[What you will do]: Set down the data below without change, skipping the pictures it holds.

•••••

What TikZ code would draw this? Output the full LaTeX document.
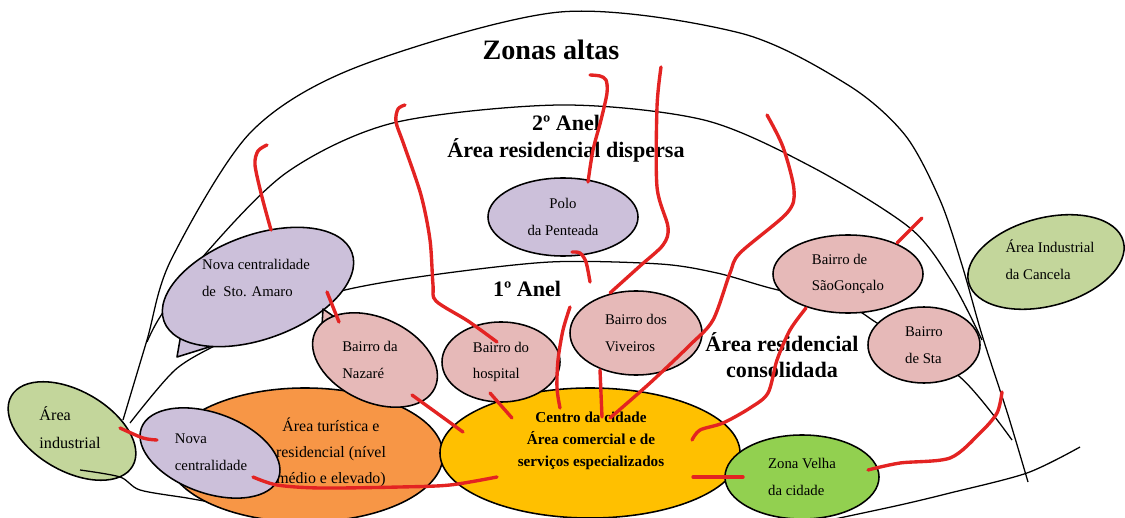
\documentclass[tikz,border=0pt]{standalone}
\usepackage{fontspec}
\setmainfont{Liberation Serif}
\usetikzlibrary{positioning, calc, shapes.geometric}
\definecolor{indgreen}{HTML}{C3D69B}
\definecolor{lilac}{HTML}{CCC0DA}
\definecolor{rose}{HTML}{E6B9B8}
\definecolor{tourorange}{HTML}{F79646}
\definecolor{gold}{HTML}{FFC000}
\definecolor{oldgreen}{HTML}{92D050}
\definecolor{inkred}{HTML}{E32322}
\tikzset{
  zone/.style={ellipse, draw, line width=1.1pt, inner sep=0pt, align=left, font=\fontsize{10.5}{19}\selectfont},
  industrial/.style={zone, fill=indgreen},
  centrality/.style={zone, fill=lilac},
  bairro/.style={zone, fill=rose},
  tourist/.style={zone, fill=tourorange},
  downtown/.style={zone, fill=gold},
  oldtown/.style={zone, fill=oldgreen},
  txt/.style={inner sep=0pt, align=left, font=\fontsize{10.5}{19}\selectfont},
  tail/.style={line width=1.1pt, line join=round},
  ring/.style={line width=0.9pt},
  link/.style={draw=inkred, line width=2.4pt, line cap=round, line join=round},
  heading/.style={align=center, font=\bfseries\fontsize{15.7}{19}\selectfont}
}

\begin{document}
\begin{tikzpicture}[x=0.025cm, y=-0.025cm]
\useasboundingbox (0,0) rectangle (1125,518);

% rings
\draw[ring] plot[smooth] coordinates {(123,420) (147,340) (171,260) (250,133) (357,67) (560,12) (740,33) (848,85) (905,135) (940,200) (962,265) (982,335) (1008,415) (1028,482)};
\draw[ring] plot[smooth] coordinates {(147,342) (160,317) (200,260) (286,173) (393,123) (560,105) (704,120) (812,167) (910,228) (952,282) (982,340)};
\draw[ring] plot[smooth] coordinates {(130,423) (175,370) (220,343) (270,318) (337,292) (425,276) (550,262) (660,264) (717,273) (770,288) (850,308) (877,323) (960,377) (1012,440)};
\draw[ring] plot[smooth] coordinates {(830,520) (900,505) (950,493) (1027,473) (1080,447)};

% zones
\node[industrial, minimum width=3.5cm, minimum height=2cm, rotate=-30] (ind) at (72,431) {};
\node[txt, font=\fontsize{11.5}{20}\selectfont] (indlbl) at (70,428) {Área\\industrial};
\draw[ring] plot[smooth] coordinates {(80,470) (120,477) (140,490) (187,498) (215,503)};

\node[tourist, minimum width=6.9cm, minimum height=3.35cm] (tour) at (305,455) {};
\node[txt, align=center, font=\fontsize{11.3}{18.5}\selectfont] (tourlbl) at (331,452) {Área turística e\\residencial (nível\\médio e elevado)};
\node[centrality, minimum width=3.65cm, minimum height=2cm, rotate=-20] (nova) at (210,453) {};
\node[txt] (novalbl) at (211,452) {Nova\\centralidade};

\node[downtown, minimum width=7.5cm, minimum height=3.25cm] (ctr) at (590,453) {};
\node[txt, align=center, font=\bfseries\fontsize{10.8}{15.6}\selectfont] (ctrlbl) at (591,441) {Centro da cidade\\Área comercial e de\\serviços especializados};
\node[oldtown, minimum width=3.85cm, minimum height=2.1cm] (velha) at (802,477) {Zona Velha\\da cidade};

\draw[tail, fill=lilac] (182,328) -- (177,357) -- (222,343);
\node[centrality, minimum width=5cm, minimum height=2.6cm, rotate=20] (sto) at (258,287) {};
\node[txt] (stolbl) at (256,278) {Nova centralidade\\de\ \ Sto. Amaro};

\draw[tail, fill=rose] (322,326) -- (323,309) -- (336,318);
\node[bairro, minimum width=3.3cm, minimum height=2.1cm, rotate=-25] (naz) at (375,360) {};
\node[txt] (nazlbl) at (370,360) {Bairro da\\Nazaré};
\node[bairro, minimum width=2.95cm, minimum height=2cm] (hosp) at (501,362) {Bairro do\\hospital};
\node[bairro, minimum width=3.3cm, minimum height=2.1cm] (viv) at (636,333) {Bairro dos\\Viveiros};
\node[centrality, minimum width=3.75cm, minimum height=1.95cm, align=center] (polo) at (563,217) {Polo\\da Penteada};
\node[bairro, minimum width=3.75cm, minimum height=1.95cm] (sgon) at (848,274) {Bairro de\\SãoGonçalo};
\node[bairro, minimum width=2.8cm, minimum height=1.9cm] (sta) at (924,345) {Bairro\\de Sta};
\node[industrial, minimum width=4cm, minimum height=2.2cm, rotate=15] (canc) at (1046,262) {};
\node[txt] (canclbl) at (1050,260) {Área Industrial\\da Cancela};

% ring names
\node[heading, font=\bfseries\fontsize{20}{24}\selectfont] (altas) at (551,50) {Zonas altas};
\node[heading] (anel2) at (566,139) {2º Anel\\Área residencial dispersa};
\node[heading] (anel1) at (527,289) {1º Anel};
\node[heading] (consol) at (782,355) {Área residencial\\consolidada};

% free ends of the red strokes
\coordinate (stoTop) at (267,145);
\coordinate (hospTop) at (405,105);
\coordinate (poloTop) at (590,75);
\coordinate (vivTop) at (661,67);
\coordinate (poloLow) at (590,282);
\coordinate (ctrTop) at (570,307);
\coordinate (ctrFar) at (767,115);
\coordinate (sgonTop) at (922,218);
\coordinate (velhaTop) at (1002,392);

% links
\draw[link] plot[smooth] coordinates {($(sto)+(13,-57)$) (262,197) (255,165) (258,151) (stoTop)};
\draw[link] ($(sto)+(69,5)$) -- ($(naz)+(-36,-38)$);
\draw[link] plot[smooth] coordinates {($(hosp)+(-4,-20)$) (468,321) (436,301) (433,285) (430,240) (421,195) (404,145) (396,122) (398,109) (hospTop)};
\draw[link] plot[smooth] coordinates {($(polo)+(25,-35)$) (593,150) (601,120) (607,93) (606,80) (600,76) (poloTop)};
\draw[link] plot[smooth] coordinates {(vivTop) (657,107) (657,187) (668,227) (663,245) (640,266) ($(viv)+(-26,-40)$)};
\draw[link] plot[smooth] coordinates {($(polo)+(9,35)$) (580,253) (586,262) (poloLow)};
\draw[link] plot[smooth] coordinates {($(ctr)+(-30,-45)$) (557,388) (558,360) (563,330) (ctrTop)};
\draw[link] plot[smooth] coordinates {(ctrFar) (783,147) (794,190) (787,213) (740,253) (730,273) (713,320) (690,345) (650,383) ($(ctr)+(20,-35)$)};
\draw[link] ($(viv)+(-36,37)$) -- ($(ctr)+(12,-36)$);
\draw[link] plot[smooth] coordinates {($(sgon)+(-42,34)$) (790,330) (777,360) (768,393) (750,408) (723,423) (700,430) ($(ctr)+(102,-13)$)};
\draw[link] ($(sgon)+(49,-31)$) -- (sgonTop);
\draw[link] plot[smooth] coordinates {($(velha)+(66,-7)$) (900,463) (950,458) (980,433) (997,413) (velhaTop)};
\draw[link] ($(ctr)+(103,24)$) -- ($(velha)+(-59,0)$);
\draw[link] plot[smooth] coordinates {($(nova)+(43,24)$) (277,485) (320,488) (400,487) (450,485) ($(ctr)+(-93,24)$)};
\draw[link] plot[smooth] coordinates {($(ind)+(48,-3)$) (143,438) ($(nova)+(-53,-13)$)};
\draw[link] ($(naz)+(37,35)$) -- ($(ctr)+(-127,-21)$);
\draw[link] ($(hosp)+(-11,31)$) -- ($(ctr)+(-78,-35)$);
\end{tikzpicture}
\end{document}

•••••

[Solution for this problem]:
What TikZ code would draw this? Output the full LaTeX document.
\documentclass[tikz,border=0pt]{standalone}
\usepackage{fontspec}
\setmainfont{Liberation Serif}
\usetikzlibrary{positioning, calc, shapes.geometric}
\definecolor{indgreen}{HTML}{C3D69B}
\definecolor{lilac}{HTML}{CCC0DA}
\definecolor{rose}{HTML}{E6B9B8}
\definecolor{tourorange}{HTML}{F79646}
\definecolor{gold}{HTML}{FFC000}
\definecolor{oldgreen}{HTML}{92D050}
\definecolor{inkred}{HTML}{E32322}
\tikzset{
  zone/.style={ellipse, draw, line width=1.1pt, inner sep=0pt, align=left, font=\fontsize{10.5}{19}\selectfont},
  industrial/.style={zone, fill=indgreen},
  centrality/.style={zone, fill=lilac},
  bairro/.style={zone, fill=rose},
  tourist/.style={zone, fill=tourorange},
  downtown/.style={zone, fill=gold},
  oldtown/.style={zone, fill=oldgreen},
  txt/.style={inner sep=0pt, align=left, font=\fontsize{10.5}{19}\selectfont},
  tail/.style={line width=1.1pt, line join=round},
  ring/.style={line width=0.9pt},
  link/.style={draw=inkred, line width=2.4pt, line cap=round, line join=round},
  heading/.style={align=center, font=\bfseries\fontsize{15.7}{19}\selectfont}
}

\begin{document}
\begin{tikzpicture}[x=0.025cm, y=-0.025cm]
\useasboundingbox (0,0) rectangle (1125,518);

% rings
\draw[ring] plot[smooth] coordinates {(123,420) (147,340) (171,260) (250,133) (357,67) (560,12) (740,33) (848,85) (905,135) (940,200) (962,265) (982,335) (1008,415) (1028,482)};
\draw[ring] plot[smooth] coordinates {(147,342) (160,317) (200,260) (286,173) (393,123) (560,105) (704,120) (812,167) (910,228) (952,282) (982,340)};
\draw[ring] plot[smooth] coordinates {(130,423) (175,370) (220,343) (270,318) (337,292) (425,276) (550,262) (660,264) (717,273) (770,288) (850,308) (877,323) (960,377) (1012,440)};
\draw[ring] plot[smooth] coordinates {(830,520) (900,505) (950,493) (1027,473) (1080,447)};

% zones
\node[industrial, minimum width=3.5cm, minimum height=2cm, rotate=-30] (ind) at (72,431) {};
\node[txt, font=\fontsize{11.5}{20}\selectfont] (indlbl) at (70,428) {Área\\industrial};
\draw[ring] plot[smooth] coordinates {(80,470) (120,477) (140,490) (187,498) (215,503)};

\node[tourist, minimum width=6.9cm, minimum height=3.35cm] (tour) at (305,455) {};
\node[txt, align=center, font=\fontsize{11.3}{18.5}\selectfont] (tourlbl) at (331,452) {Área turística e\\residencial (nível\\médio e elevado)};
\node[centrality, minimum width=3.65cm, minimum height=2cm, rotate=-20] (nova) at (210,453) {};
\node[txt] (novalbl) at (211,452) {Nova\\centralidade};

\node[downtown, minimum width=7.5cm, minimum height=3.25cm] (ctr) at (590,453) {};
\node[txt, align=center, font=\bfseries\fontsize{10.8}{15.6}\selectfont] (ctrlbl) at (591,441) {Centro da cidade\\Área comercial e de\\serviços especializados};
\node[oldtown, minimum width=3.85cm, minimum height=2.1cm] (velha) at (802,477) {Zona Velha\\da cidade};

\draw[tail, fill=lilac] (182,328) -- (177,357) -- (222,343);
\node[centrality, minimum width=5cm, minimum height=2.6cm, rotate=20] (sto) at (258,287) {};
\node[txt] (stolbl) at (256,278) {Nova centralidade\\de\ \ Sto. Amaro};

\draw[tail, fill=rose] (322,326) -- (323,309) -- (336,318);
\node[bairro, minimum width=3.3cm, minimum height=2.1cm, rotate=-25] (naz) at (375,360) {};
\node[txt] (nazlbl) at (370,360) {Bairro da\\Nazaré};
\node[bairro, minimum width=2.95cm, minimum height=2cm] (hosp) at (501,362) {Bairro do\\hospital};
\node[bairro, minimum width=3.3cm, minimum height=2.1cm] (viv) at (636,333) {Bairro dos\\Viveiros};
\node[centrality, minimum width=3.75cm, minimum height=1.95cm, align=center] (polo) at (563,217) {Polo\\da Penteada};
\node[bairro, minimum width=3.75cm, minimum height=1.95cm] (sgon) at (848,274) {Bairro de\\SãoGonçalo};
\node[bairro, minimum width=2.8cm, minimum height=1.9cm] (sta) at (924,345) {Bairro\\de Sta};
\node[industrial, minimum width=4cm, minimum height=2.2cm, rotate=15] (canc) at (1046,262) {};
\node[txt] (canclbl) at (1050,260) {Área Industrial\\da Cancela};

% ring names
\node[heading, font=\bfseries\fontsize{20}{24}\selectfont] (altas) at (551,50) {Zonas altas};
\node[heading] (anel2) at (566,139) {2º Anel\\Área residencial dispersa};
\node[heading] (anel1) at (527,289) {1º Anel};
\node[heading] (consol) at (782,355) {Área residencial\\consolidada};

% free ends of the red strokes
\coordinate (stoTop) at (267,145);
\coordinate (hospTop) at (405,105);
\coordinate (poloTop) at (590,75);
\coordinate (vivTop) at (661,67);
\coordinate (poloLow) at (590,282);
\coordinate (ctrTop) at (570,307);
\coordinate (ctrFar) at (767,115);
\coordinate (sgonTop) at (922,218);
\coordinate (velhaTop) at (1002,392);

% links
\draw[link] plot[smooth] coordinates {($(sto)+(13,-57)$) (262,197) (255,165) (258,151) (stoTop)};
\draw[link] ($(sto)+(69,5)$) -- ($(naz)+(-36,-38)$);
\draw[link] plot[smooth] coordinates {($(hosp)+(-4,-20)$) (468,321) (436,301) (433,285) (430,240) (421,195) (404,145) (396,122) (398,109) (hospTop)};
\draw[link] plot[smooth] coordinates {($(polo)+(25,-35)$) (593,150) (601,120) (607,93) (606,80) (600,76) (poloTop)};
\draw[link] plot[smooth] coordinates {(vivTop) (657,107) (657,187) (668,227) (663,245) (640,266) ($(viv)+(-26,-40)$)};
\draw[link] plot[smooth] coordinates {($(polo)+(9,35)$) (580,253) (586,262) (poloLow)};
\draw[link] plot[smooth] coordinates {($(ctr)+(-30,-45)$) (557,388) (558,360) (563,330) (ctrTop)};
\draw[link] plot[smooth] coordinates {(ctrFar) (783,147) (794,190) (787,213) (740,253) (730,273) (713,320) (690,345) (650,383) ($(ctr)+(20,-35)$)};
\draw[link] ($(viv)+(-36,37)$) -- ($(ctr)+(12,-36)$);
\draw[link] plot[smooth] coordinates {($(sgon)+(-42,34)$) (790,330) (777,360) (768,393) (750,408) (723,423) (700,430) ($(ctr)+(102,-13)$)};
\draw[link] ($(sgon)+(49,-31)$) -- (sgonTop);
\draw[link] plot[smooth] coordinates {($(velha)+(66,-7)$) (900,463) (950,458) (980,433) (997,413) (velhaTop)};
\draw[link] ($(ctr)+(103,24)$) -- ($(velha)+(-59,0)$);
\draw[link] plot[smooth] coordinates {($(nova)+(43,24)$) (277,485) (320,488) (400,487) (450,485) ($(ctr)+(-93,24)$)};
\draw[link] plot[smooth] coordinates {($(ind)+(48,-3)$) (143,438) ($(nova)+(-53,-13)$)};
\draw[link] ($(naz)+(37,35)$) -- ($(ctr)+(-127,-21)$);
\draw[link] ($(hosp)+(-11,31)$) -- ($(ctr)+(-78,-35)$);
\end{tikzpicture}
\end{document}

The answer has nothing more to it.